▸ Goal
Below this line is a listing that includes pictures. Copy exactly, and only, the lines from the one containing "Clone this chart in Plotly." through the one containing "ref_flow = 28.7"; the pictures do not go in the copy.

▸ Data provided

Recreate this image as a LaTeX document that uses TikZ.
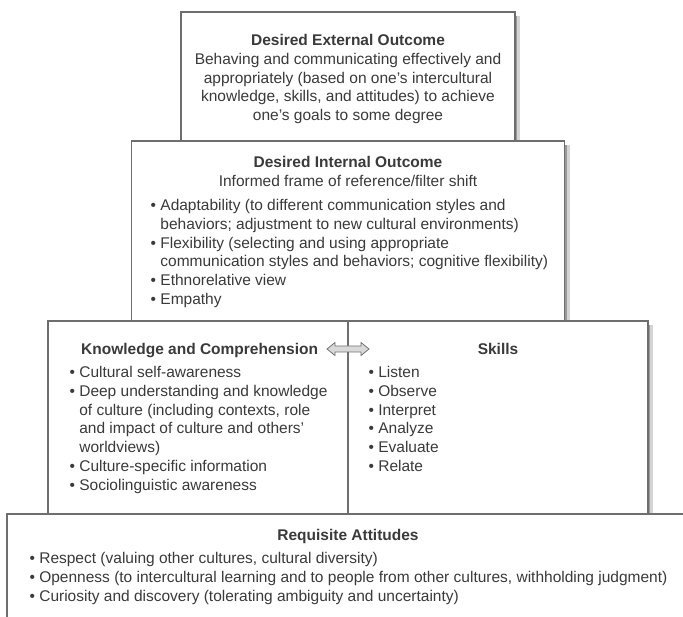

* * *

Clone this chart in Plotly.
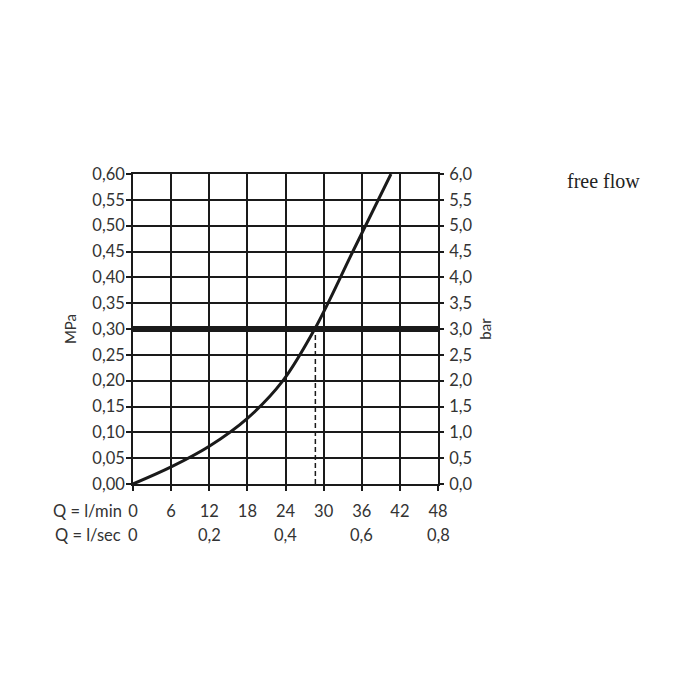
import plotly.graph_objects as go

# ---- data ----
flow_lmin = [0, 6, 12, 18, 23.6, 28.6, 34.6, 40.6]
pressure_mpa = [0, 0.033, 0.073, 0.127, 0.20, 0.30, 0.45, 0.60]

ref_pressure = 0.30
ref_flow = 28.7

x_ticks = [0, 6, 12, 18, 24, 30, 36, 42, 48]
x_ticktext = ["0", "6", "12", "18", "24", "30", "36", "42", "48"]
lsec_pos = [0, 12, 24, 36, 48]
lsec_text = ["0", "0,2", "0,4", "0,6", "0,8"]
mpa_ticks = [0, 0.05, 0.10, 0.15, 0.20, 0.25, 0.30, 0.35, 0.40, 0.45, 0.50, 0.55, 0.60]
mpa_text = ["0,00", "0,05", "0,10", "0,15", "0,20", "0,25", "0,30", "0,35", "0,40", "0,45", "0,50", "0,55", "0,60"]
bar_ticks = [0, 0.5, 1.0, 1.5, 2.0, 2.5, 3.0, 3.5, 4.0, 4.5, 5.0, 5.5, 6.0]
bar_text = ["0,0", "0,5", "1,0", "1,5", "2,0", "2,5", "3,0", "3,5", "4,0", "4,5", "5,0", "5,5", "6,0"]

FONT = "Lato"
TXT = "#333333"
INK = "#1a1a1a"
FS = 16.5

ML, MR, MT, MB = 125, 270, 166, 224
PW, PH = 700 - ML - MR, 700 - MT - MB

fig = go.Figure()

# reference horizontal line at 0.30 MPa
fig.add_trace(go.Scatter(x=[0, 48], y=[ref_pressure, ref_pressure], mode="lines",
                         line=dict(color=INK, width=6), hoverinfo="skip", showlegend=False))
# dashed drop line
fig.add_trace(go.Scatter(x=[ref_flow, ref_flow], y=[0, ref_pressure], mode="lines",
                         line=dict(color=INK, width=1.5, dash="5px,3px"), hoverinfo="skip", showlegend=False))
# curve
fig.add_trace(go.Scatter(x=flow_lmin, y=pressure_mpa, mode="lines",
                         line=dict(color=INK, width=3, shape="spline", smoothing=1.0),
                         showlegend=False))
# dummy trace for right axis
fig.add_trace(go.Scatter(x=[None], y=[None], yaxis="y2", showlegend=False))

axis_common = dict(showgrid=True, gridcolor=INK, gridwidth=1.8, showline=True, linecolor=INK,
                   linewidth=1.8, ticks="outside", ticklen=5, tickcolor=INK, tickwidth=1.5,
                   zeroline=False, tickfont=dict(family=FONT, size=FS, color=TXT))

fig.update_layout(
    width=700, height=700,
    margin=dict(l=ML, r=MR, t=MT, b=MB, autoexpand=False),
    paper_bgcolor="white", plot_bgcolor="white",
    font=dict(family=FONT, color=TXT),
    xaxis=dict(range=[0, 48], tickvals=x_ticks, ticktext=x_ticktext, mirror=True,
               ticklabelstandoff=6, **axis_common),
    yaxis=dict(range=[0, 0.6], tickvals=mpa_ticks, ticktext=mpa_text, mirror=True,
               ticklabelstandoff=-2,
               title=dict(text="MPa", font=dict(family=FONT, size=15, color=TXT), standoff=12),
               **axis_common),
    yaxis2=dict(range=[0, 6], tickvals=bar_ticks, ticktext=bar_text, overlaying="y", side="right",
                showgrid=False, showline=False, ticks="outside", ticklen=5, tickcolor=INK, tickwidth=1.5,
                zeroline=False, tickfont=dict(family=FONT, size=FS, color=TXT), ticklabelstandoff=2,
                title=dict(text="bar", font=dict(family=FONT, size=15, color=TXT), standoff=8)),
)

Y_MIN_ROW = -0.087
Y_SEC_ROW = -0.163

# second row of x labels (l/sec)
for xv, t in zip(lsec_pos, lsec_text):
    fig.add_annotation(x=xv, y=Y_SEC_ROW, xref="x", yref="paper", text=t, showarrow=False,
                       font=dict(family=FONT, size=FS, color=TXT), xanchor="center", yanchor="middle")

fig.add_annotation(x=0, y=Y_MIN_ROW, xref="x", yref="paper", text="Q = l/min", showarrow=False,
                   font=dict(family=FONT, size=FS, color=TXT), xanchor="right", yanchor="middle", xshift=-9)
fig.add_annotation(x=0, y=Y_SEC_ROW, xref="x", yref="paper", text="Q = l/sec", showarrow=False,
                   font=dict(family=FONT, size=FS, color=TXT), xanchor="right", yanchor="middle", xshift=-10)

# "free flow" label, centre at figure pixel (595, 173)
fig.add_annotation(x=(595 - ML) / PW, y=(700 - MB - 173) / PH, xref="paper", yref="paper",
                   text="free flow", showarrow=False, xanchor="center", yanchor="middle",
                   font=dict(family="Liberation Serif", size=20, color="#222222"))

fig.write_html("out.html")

▸ Worked answer
Clone this chart in Plotly.
import plotly.graph_objects as go

# ---- data ----
flow_lmin = [0, 6, 12, 18, 23.6, 28.6, 34.6, 40.6]
pressure_mpa = [0, 0.033, 0.073, 0.127, 0.20, 0.30, 0.45, 0.60]

ref_pressure = 0.30
ref_flow = 28.7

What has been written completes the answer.